The justices, however — at least some of them — suggested that they saw it quite differently, including Justice Anthony Kennedy. Anthony Kennedy suggested that this might actually be a disguised quota.
RAY SUAREZ: Here’s Justice Kennedy with Attorney John Payton.
JOHN PAYTON: The benefits from this affect every single student that comes through, and they’re dependent on there being meaningful numbers or critical mass of minority students, or the benefits don’t come about.
JUSTICE ANTHONY KENNEDY: All of the eloquent things you said could easily be met by a quota. That — let’s just assume for argument — we cannot do. I have to say that in looking at your program, it looks to me like this is just a disguised quota. If you’re minimally qualified and you’re one of the minority races that gets the 20 points, you’re in.
RAY SUAREZ: A lot of amici filed in this one. Didn’t this get a tremendous amount of attention?

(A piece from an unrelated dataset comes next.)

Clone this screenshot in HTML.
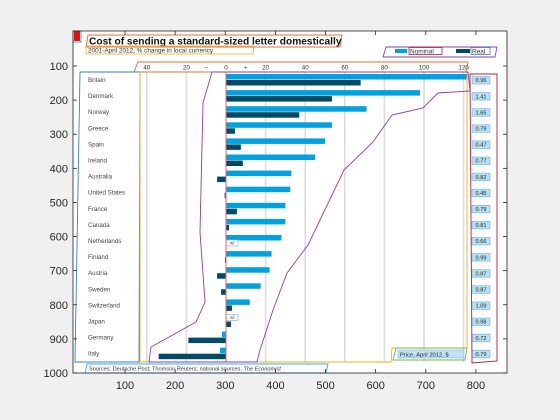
<!DOCTYPE html>
<html><head><meta charset="utf-8"><style>
html,body{margin:0;padding:0;background:#f0f0f0;}
svg{display:block;font-family:"Liberation Sans",sans-serif;}
</style></head><body>
<svg id="c" width="560" height="420" viewBox="0 0 560 420" xmlns="http://www.w3.org/2000/svg">
<rect x="0" y="0" width="560" height="420" fill="#f0f0f0"/>
<rect x="73" y="31" width="434" height="342" fill="#fff"/>
<g id="grid"></g>
<g id="bars"></g>
<g id="labels"></g>
<g id="prices"></g>
<g id="overlay">
  <rect x="74" y="31" width="6" height="10" fill="#e3120b"/>
  <rect x="73" y="31" width="8" height="11" fill="none" stroke="#3a7fc1" stroke-width="0.8"/>
  <polygon points="88,35 342,35 340,47 86,47" fill="none" stroke="#e07030" stroke-width="1"/>
  <text x="89" y="44.5" font-size="10.2" font-weight="bold" fill="#111">Cost of sending a standard-sized letter domestically</text>
  <polygon points="86,46 254,46 253,54 86,54" fill="none" stroke="#e8b020" stroke-width="0.8"/>
  <text x="88" y="52.5" font-size="6.4" fill="#333">2001-April 2012, % change in local currency</text>
  <polygon points="386,47 497,47 495,57 383,57" fill="none" stroke="#8a3fa8" stroke-width="0.9"/>
  <rect x="395" y="49" width="12" height="4" fill="#00a1dc"/>
  <rect x="409" y="47.5" width="33" height="7" fill="none" stroke="#b0203a" stroke-width="0.8"/>
  <text x="410" y="53.5" font-size="6.5" fill="#333">Nominal</text>
  <rect x="456" y="49" width="14" height="4" fill="#004a66"/>
  <rect x="471" y="47.5" width="19" height="7" fill="none" stroke="#3a7fc1" stroke-width="0.8"/>
  <text x="472" y="53.5" font-size="6.5" fill="#333">Real</text>
  <polygon points="138,62 468,62 466,72 134,72" fill="none" stroke="#e07030" stroke-width="0.9"/>
  <polygon points="80,72 140,72 139,362 75,362" fill="none" stroke="#3a7fc1" stroke-width="0.9"/>
  <polyline points="140,72 140,362 391,362 392,348 467,348 467,72" fill="none" stroke="#e8b020" stroke-width="0.9"/>
  <polygon points="470,74 497,74 497,361 472,363" fill="none" stroke="#b0203a" stroke-width="0.9"/>
  <polygon points="212,72 468,72 470,91 438,93 423,108 392,115 373,142 344,170 308,245 287,273 273,310 260,350 257,362 149,362 151,347 196,322 205,302 200,232 203,103" fill="none" stroke="#8a3fa8" stroke-width="0.9"/>
  <polygon points="396,348 467,348 465,360 393,360" fill="none" stroke="#80b040" stroke-width="0.9"/>
  <rect x="398" y="350" width="66" height="8" fill="#bfe4f5" stroke="#7ab8d8" stroke-width="0.6"/>
  <text x="400" y="356.5" font-size="5.8" fill="#222">Price, April 2012, $</text>
  <polygon points="87,364 328,364 326,373 85,373" fill="#fff" stroke="#40a8e0" stroke-width="0.9"/>
  <text x="89" y="370.5" font-size="5.6" fill="#333">Sources: Deutsche Post; Thomson Reuters; national sources; <tspan font-style="italic">The Economist</tspan></text>
</g>
<rect x="73" y="31" width="434" height="342" fill="none" stroke="#222" stroke-width="0.8"/>
<g id="axes"></g>
</svg>
<script>
const countries=["Britain","Denmark","Norway","Greece","Spain","Ireland","Australia","United States","France","Canada","Netherlands","Finland","Austria","Sweden","Switzerland","Japan","Germany","Italy"];
const nominal=[122,98,71,53.5,50,45,33,32.5,30,30,28,23,22,17.5,12,null,-2,-3];
const real=[68,53.5,37,4.5,7.5,8.5,-4.5,-0.7,5.5,1.5,null,-0.5,-4.5,-2.5,3,2.5,-19,-34];
const prices=["0.96","1.41","1.65","0.79","0.47","0.77","0.82","0.45","0.79","0.81","0.66","0.99","0.87","0.87","1.09","0.98","0.72","0.79"];
const innerTicks=[-40,-20,0,20,40,60,80,100,120];
const xTicks=[100,200,300,400,500,600,700,800];
const yTicks=[100,200,300,400,500,600,700,800,900,1000];
const NS="http://www.w3.org/2000/svg";
function mk(t,a,p){const e=document.createElementNS(NS,t);for(const k in a)e.setAttribute(k,a[k]);p.appendChild(e);return e;}
const vx=v=>226+v*1.98;
const rowY=i=>80+i*16.1;
const ax=v=>125+(v-100)*0.5013;
const ay=v=>66+(v-100)*0.3411;
const G=document.getElementById('grid'),B=document.getElementById('bars'),L=document.getElementById('labels'),P=document.getElementById('prices'),A=document.getElementById('axes');
innerTicks.forEach(t=>{
  if(t!==0){const l=mk('line',{x1:vx(t),x2:vx(t),y1:72,y2:362,stroke:'#dcdcdc','stroke-width':1.6},G);
  
  }
  const tx=mk('text',{x:vx(t),y:69.5,'font-size':6.2,'text-anchor':'middle',fill:'#333'},G);
  tx.textContent=String(Math.abs(t));
  
  
});
[['–',-10],['+',10]].forEach(s=>{const tx=mk('text',{x:vx(s[1]),y:69.5,'font-size':6.2,'text-anchor':'middle',fill:'#333'},G);tx.textContent=s[0];

});
countries.forEach((c,i)=>{
  const y=rowY(i);
  if(nominal[i]!==null){const v=Math.min(nominal[i],122);const x0=Math.min(vx(0),vx(v));
    const r=mk('rect',{x:x0,y:y-6,width:Math.abs(vx(v)-vx(0)),height:5.5,fill:'#00a1dc'},B);
    
    }
  if(real[i]!==null){const x0=Math.min(vx(0),vx(real[i]));
    const r=mk('rect',{x:x0,y:y,width:Math.max(1,Math.abs(vx(real[i])-vx(0))),height:5.5,fill:'#004a66'},B);
    
    }
  if(nominal[i]===null||real[i]===null){const yy=nominal[i]===null?y-7:y-1;
    const r=mk('rect',{x:vx(0),y:yy,width:12,height:6,fill:'#fff',stroke:'#80c0e0','stroke-width':0.7},B);
    
    
    const t=mk('text',{x:vx(0)+6,y:yy+4.6,'font-size':4.5,'font-style':'italic','text-anchor':'middle',fill:'#444'},B);t.textContent='nil';
    
    }
  const t=mk('text',{x:88,y:y+2,'font-size':6.2,fill:'#444'},L);t.textContent=c;
  
  
  const pr=mk('rect',{x:472,y:y-3.5,width:18,height:7.5,fill:'#b5e0f5',stroke:'#6fb0d5','stroke-width':0.6},P);
  
  
  const pt=mk('text',{x:481,y:y+2.2,'font-size':5.6,'text-anchor':'middle',fill:'#222'},P);pt.textContent=prices[i];
  
  
});
const zl=mk('line',{x1:vx(0),x2:vx(0),y1:72,y2:362,stroke:'#f06060','stroke-width':1},B);


xTicks.forEach(t=>{
  mk('line',{x1:ax(t),x2:ax(t),y1:373,y2:369,stroke:'#222','stroke-width':0.8},A);
  mk('line',{x1:ax(t),x2:ax(t),y1:31,y2:35,stroke:'#222','stroke-width':0.8},A);
  const tx=mk('text',{x:ax(t),y:389,'font-size':11,'text-anchor':'middle',fill:'#262626'},A);tx.textContent=t;
  
  
});
yTicks.forEach(t=>{
  mk('line',{x1:73,x2:77,y1:ay(t),y2:ay(t),stroke:'#222','stroke-width':0.8},A);
  mk('line',{x1:507,x2:503,y1:ay(t),y2:ay(t),stroke:'#222','stroke-width':0.8},A);
  const tx=mk('text',{x:68,y:ay(t)+4,'font-size':11,'text-anchor':'end',fill:'#262626'},A);tx.textContent=t;
  
  
});
</script>
</body></html>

JAN CRAWFORD GREENBURG: An unbelievable amount. More than 70 different organizations have weighed in with friend — you know –of the court briefs in this case illustrating the significance of the court’s ruling — this goes well beyond the University of Michigan, well beyond public universities and into private universities, and of course into the public sector. And business groups have weighed in, saying that they believe diversity is important.
A brief that got a lot of attention today was filed by retired military officers who have said that diversity and the consideration of race is an important factor for the service academies. The Justices expressed much concern about how their ruling would affect the very composition of the military leadership. So today’s case goes well beyond Michigan, the state of Michigan, the University of Michigan, and could affect, as the lawyers so eloquently put it today, the use of race in a number of contexts, and in society in general.
RAY SUAREZ: Jan Crawford Greenburg, thanks for coming by.
JAN CRAWFORD GREENBURG: You’re welcome, Ray.